Patrick felt that this whole thing is

. . . a silly dispute. The purpose of a yearbook photo is not for students to advertise their sexual orientation. It has nothing to do with dismissing her because she’s gay or embracing her because she’s gay.

It’s just a yearbook photo.

I went to school with a couple of jocks who played football and had all the ladies chasing after them. They’d have never been allowed to pose in a manner that depicts their sexual orientation: tuxedo shirt unbuttoned halfway down their chests showing off the few chest hairs they’d managed to grow with a pair of ladies’ panties in their teeth.

The guys don’t get to decide whether to wear a bowtie on their tux or have their tuxedo shirt open. The girls don’t get to decide which color drape to wear or whether to add a corsage.

The guys — gay or straight — wear the tux and the girls — gay or straight — wear the drape.

I disagree. I don’t think this is about advertising one’s sexual orientation. This is a school trying to project its own old-fashioned ideals of what is proper garment for a woman on a young student at the expense of her self-expression. She doesn’t even own any gowns, because she doesn’t wear them.

Traditions can be grown out of.
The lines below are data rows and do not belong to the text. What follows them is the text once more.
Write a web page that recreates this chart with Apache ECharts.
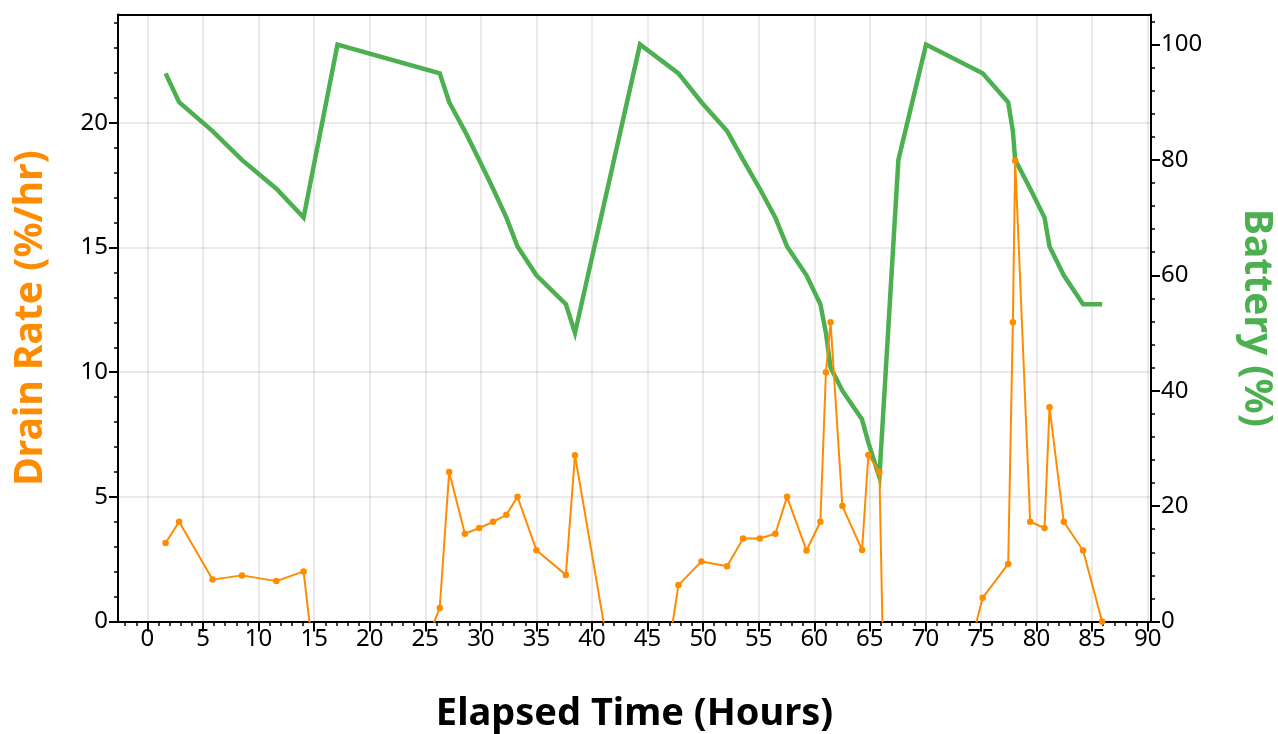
<!DOCTYPE html>
<html>
<head>
<meta charset="utf-8">
<script src="https://cdn.jsdelivr.net/npm/echarts@6/dist/echarts.min.js"></script>
<style>
html,body{margin:0;padding:0;background:#fff;}
#chart{width:1278px;height:734px;}
</style>
</head>
<body>
<div id="chart"></div>
<script>
// Elapsed time of each reading (hours)
const hours = [1.63, 2.85, 5.86, 8.5, 11.6, 14.05, 17.1, 26.3, 27.15, 28.56, 29.85, 31.1, 32.3, 33.3, 35.0, 37.65, 38.47,
  44.32, 47.78, 49.85, 52.16, 53.6, 55.1, 56.5, 57.55, 59.3, 60.55, 61.05, 61.47, 62.53, 64.3, 64.87, 65.86,
  67.57, 70.06, 75.15, 77.45, 77.87, 78.08, 79.43, 80.72, 81.17, 82.45, 84.19, 85.9];
// Battery level (%)
const batteryPct = [95, 90, 85, 80, 75, 70, 100, 95, 90, 85, 80, 75, 70, 65, 60, 55, 50,
  100, 95, 90, 85, 80, 75, 70, 65, 60, 55, 50, 44, 40, 35, 31, 25,
  80, 100, 95, 90, 85, 80, 75, 70, 65, 60, 55, 55];
// Drain rate (%/hr); negative while charging (clipped by the axis)
const drainRate = [3.15, 4.0, 1.68, 1.85, 1.62, 2.01, -9.8, 0.54, 6.0, 3.52, 3.75, 4.0, 4.28, 5.0, 2.86, 1.87, 6.67,
  -8.55, 1.46, 2.41, 2.22, 3.33, 3.33, 3.52, 5.0, 2.85, 4.0, 10.0, 12.0, 4.63, 2.87, 6.68, 6.0,
  -32, -8.0, 0.95, 2.31, 12.0, 18.48, 4.0, 3.75, 8.59, 4.0, 2.85, 0];

const xTickLabels = [0, 5, 10, 15, 20, 25, 30, 35, 40, 45, 50, 55, 60, 65, 70, 75, 80, 85, 90];
const leftTickLabels = [0, 5, 10, 15, 20];
const rightTickLabels = [0, 20, 40, 60, 80, 100];
const xMinorTicks = []; for (let v = -2; v <= 90; v++) xMinorTicks.push(v);
const leftMinorTicks = []; for (let v = 0; v <= 24; v++) leftMinorTicks.push(v);
const rightMinorTicks = []; for (let v = 0; v <= 104; v += 4) rightMinorTicks.push(v);

const X_MIN = -2.65, X_MAX = 90.3, L_MAX = 24.35, R_MAX = 105.2;
const FONT = 'Noto Sans';
const lineStyleAxis = { color: '#000', width: 2 };
const gridLine = { show: true, lineStyle: { color: 'rgba(0,0,0,0.11)', width: 1.5 } };
const labelStyle = { color: '#000', fontSize: 24, fontFamily: FONT };

const chart = echarts.init(document.getElementById('chart'), null, { renderer: 'canvas' });
chart.setOption({
  animation: false,
  backgroundColor: '#fff',
  grid: { left: 118, right: 127, top: 14.5, bottom: 112.5, containLabel: false, outerBoundsMode: 'none' },
  xAxis: [
    {
      type: 'value', position: 'bottom', min: X_MIN, max: X_MAX,
      name: 'Elapsed Time (Hours)', nameLocation: 'middle', nameGap: 74,
      nameTextStyle: { color: '#000', fontSize: 38, fontWeight: 'bold', fontFamily: FONT },
      axisLine: { show: true, onZero: false, lineStyle: lineStyleAxis },
      axisTick: { show: true, customValues: xTickLabels, length: 10, lineStyle: { color: '#000', width: 2 } },
      axisLabel: { show: true, customValues: xTickLabels, margin: 6, ...labelStyle },
      splitLine: gridLine
    },
    {
      type: 'value', position: 'bottom', min: X_MIN, max: X_MAX,
      axisLine: { show: false, onZero: false },
      axisTick: { show: true, customValues: xMinorTicks, length: 4.5, lineStyle: { color: '#000', width: 1.5 } },
      axisLabel: { show: false },
      splitLine: { show: false }
    },
    {
      type: 'value', position: 'top', min: X_MIN, max: X_MAX,
      axisLine: { show: true, onZero: false, lineStyle: lineStyleAxis },
      axisTick: { show: false }, axisLabel: { show: false }, splitLine: { show: false }
    }
  ],
  yAxis: [
    {
      type: 'value', position: 'left', min: 0, max: L_MAX,
      name: 'Drain Rate (%/hr)', nameLocation: 'middle', nameGap: 68, nameRotate: 90,
      nameTextStyle: { color: '#FF8C00', fontSize: 39, fontWeight: 'bold', fontFamily: FONT },
      axisLine: { show: true, onZero: false, lineStyle: lineStyleAxis },
      axisTick: { show: true, customValues: leftTickLabels, length: 9, lineStyle: { color: '#000', width: 2 } },
      axisLabel: { show: true, customValues: leftTickLabels, margin: 10, ...labelStyle },
      splitLine: gridLine
    },
    {
      type: 'value', position: 'right', min: 0, max: R_MAX,
      name: 'Battery (%)', nameLocation: 'middle', nameGap: 86, nameRotate: -90,
      nameTextStyle: { color: '#4CAF50', fontSize: 39, fontWeight: 'bold', fontFamily: FONT },
      axisLine: { show: true, onZero: false, lineStyle: lineStyleAxis },
      axisTick: { show: true, customValues: rightTickLabels, length: 9, lineStyle: { color: '#000', width: 2 } },
      axisLabel: { show: true, customValues: rightTickLabels, margin: 10, ...labelStyle },
      splitLine: { show: false }
    },
    {
      type: 'value', position: 'left', min: 0, max: L_MAX,
      axisLine: { show: false, onZero: false },
      axisTick: { show: true, customValues: leftMinorTicks, length: 4, lineStyle: { color: '#000', width: 1.5 } },
      axisLabel: { show: false }, splitLine: { show: false }
    },
    {
      type: 'value', position: 'right', min: 0, max: R_MAX,
      axisLine: { show: false, onZero: false },
      axisTick: { show: true, customValues: rightMinorTicks, length: 4, lineStyle: { color: '#000', width: 1.5 } },
      axisLabel: { show: false }, splitLine: { show: false }
    }
  ],
  series: [
    {
      name: 'Battery', type: 'line', xAxisIndex: 0, yAxisIndex: 1, z: 2,
      data: hours.map((h, i) => [h, batteryPct[i]]),
      showSymbol: false, symbol: 'none',
      lineStyle: { color: '#4CAF50', width: 4.5, join: 'miter' },
      itemStyle: { color: '#4CAF50' }
    },
    {
      name: 'Drain Rate', type: 'line', xAxisIndex: 0, yAxisIndex: 0, z: 3,
      data: hours.map((h, i) => [h, drainRate[i]]),
      symbol: 'circle', symbolSize: 6.5, showSymbol: true, showAllSymbol: true,
      lineStyle: { color: '#FF8C00', width: 2 },
      itemStyle: { color: '#FF8C00' },
      clip: true
    }
  ]
});
</script>
</body>
</html>
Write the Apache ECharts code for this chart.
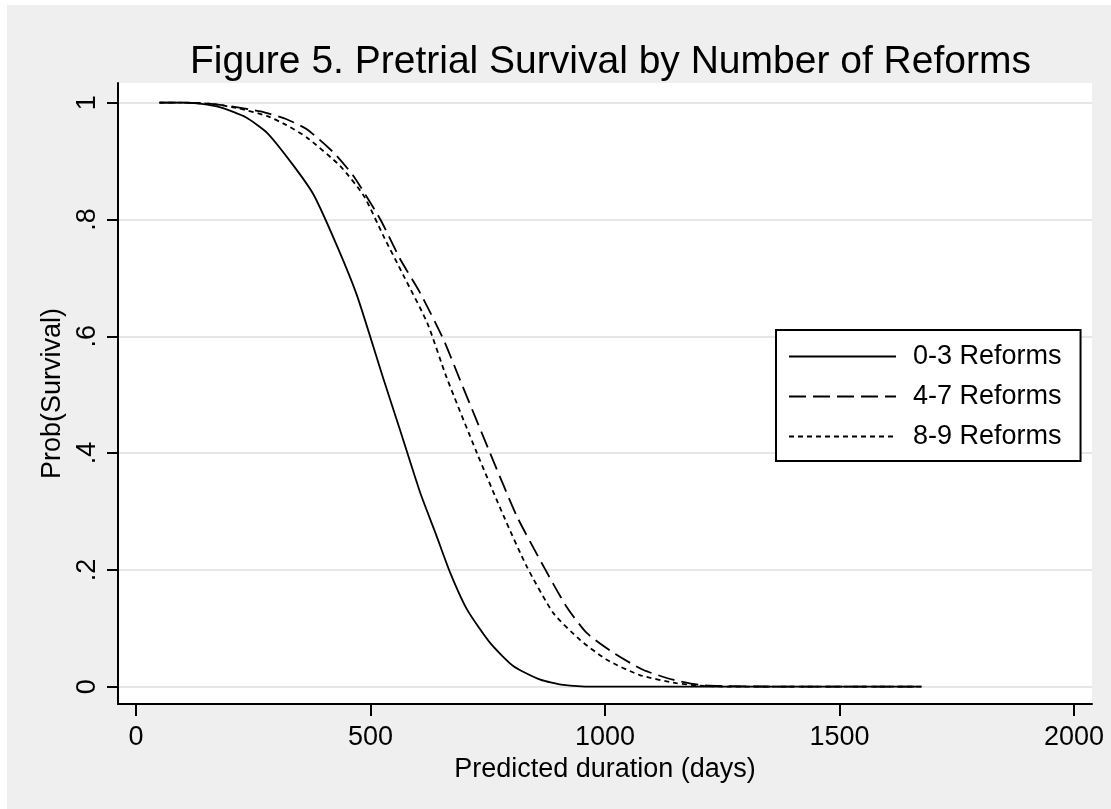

The biggest obstacle is finding a way to accept that which is different. That which thinks differently or acts differently.Why do boys wear tuxes and girls gowns? Who decided this, and to what end? “That’s just how it’s been done” is insufficient.

This 17-year-old girl is of a generation that may be able to shed some of the nonsensical traditions and expectations our minds were wrapped around in. It’s up to her generation to define, or redefine, these ideals and traditions.

After all, yearbooks exist so that the kids themselves can look back and see themselves as they once were – not as the school officials once wanted them to appear. I should hope we have come as a society far enough to at least see that much.

{ 1 comment… read it below or add one }

Patrick October 20, 2009 at 7:02 pm

Great points, Mika.

But if that mysterious “whoever” decided inappropriately that guys were tuxes and girls wear gowns, why does this student suddenly get to be the one who decides otherwise?

Is the purpose of the yearbook to really allow a student to express themselves or just to be shown to be part of the group? I’m honestly not sure about that. Maybe it depends on the school: I’ve seen some school portraits that seem a lot more provocative than anything we had when I was a senior. When I was in school, we had a specific set of backgrounds to choose from, so even when we could bring a change of outfits that we felt reflected our style, we were still somewhat limited with the backgrounds we had.

I’m not against equal rights by any stretch, it just seems to me that to focus this much effort on a senior portrait, when there are so many more important battles waiting to be won, is somewhat a matter of “choosing one’s battles.”